Jared Gardner has written an excellent foreword, a very informative essay about Soglow's life and career, from his early years in the recent-immigrants neighborhood Yorkville on Manhattan in 1900 as a child of Jewish German immigrants. His father was a house painter and his mother got occasional household jobs. Otto grew up with youth gangs and movies, which he loved. He had to help provide for his family from his early teens, but soon found that he wanted something more than the menial jobs available in Yorkville. He was way too short to get a job in the movies, med he loved drawing, so...
He got a job painting flowers on baby rattles and did evening studies at the Art Students League of New York. Then, he started to get cartoons published in leftist magazines like The New Masses in a dark, heavy style.

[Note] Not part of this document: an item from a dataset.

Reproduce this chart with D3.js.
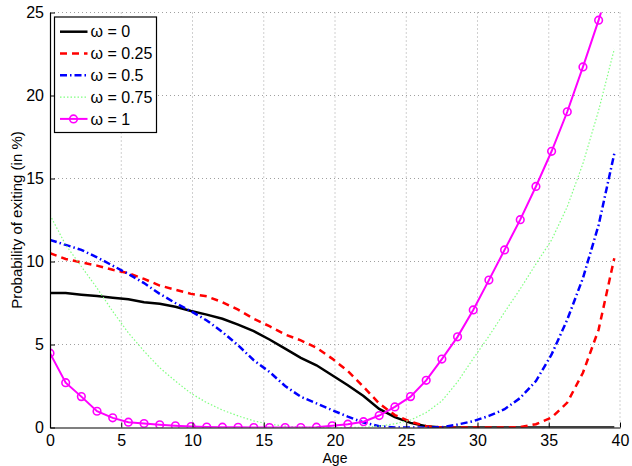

Meanwhile, The New Yorker was founded in 1925, and editor Harold Ross wanted to distinguish its look from other, similar magazines by using a simpler, more modernist style of cartooning. Soglow was in the process of simplifying his style, and found a place at the new magazine with his new style and his somewhat surrealistic cartoons. By 1930, Soglow had made a name for himself, and was getting job offers. In 1930, the Little King also made his first appearance in the pages of The New Yorker. As Gardner puts it, "the Little King in The New Yorker played on the surprise of seeing a man with all the privilege and power in the world longing for a simple life of beer and dancehalls".
The Little King was a hit, and comics lover and King Features Syndicate owner William Randolph Hearst noticed. Also, at the time, comics advertising was starting to take off, which was a potential lucrative source of money. Soglow got an offer from Hearst, created a similar strip called The Ambassador until he'd be free of contractual Little King obligations to The New Yorker a year later, and launched The Little King in September 1934.
There's more to the foreword than that, but I can't jolly well steal it all for a blogpost. It's well worth reading, though, so do seek it out.
So why am I quite content with merely a representative collection of The Little King strips instead of a complete, multi-volume collection? Because it isn't all that great a strip.
Don't get me wrong – it's consistently amusing, like when the king joins a riot against the king so's to not be recognized as the King, when he commands out the Gurads so's he can have a full-scale snowball-war, or when he, leading a parade, gets himself a can to kick down the street, etc. Also, Soglow, much like Ernie Bushmiller, seems to go out of his way to make his gags as visual as possible. However, the king-as-regular-guy-or-going-against-expectations-of-his-high-office basis of the strip doesn't hold for the full 428 pages for me, and Soglow's style is a tad too simple for my tastes – while I love the simplicity of a strip like Peanuts, Schulz had a dynamc, lively ink line that Soglow lacks. Thus, there isn't anything other than the gags to liven up the strip, and sometime around page 300, they weren't enough for me anymore.
Ookle the Dictator is more cartoonish than evil. August, 1940. |
There is however a rather interesting sequence of pages starting in May 1940, when a junkman named Ookle plays cards with the diminutive monarch and wins the kingdom from him. From then on, he titles himself "Ookle the dictator" and starts bossing the king around. Later, his role seems to be downgraded to that of a high official in his majesty's government, but the strips where there is genuine conflict between the two are probably the most interesting of the book, with their connection to the current events at the time.
Anyway, worth reading because it is a classic, and for Jared Gardner's excellent foreword. So big thanks to IDW for their consistently high quality reprints of old classics!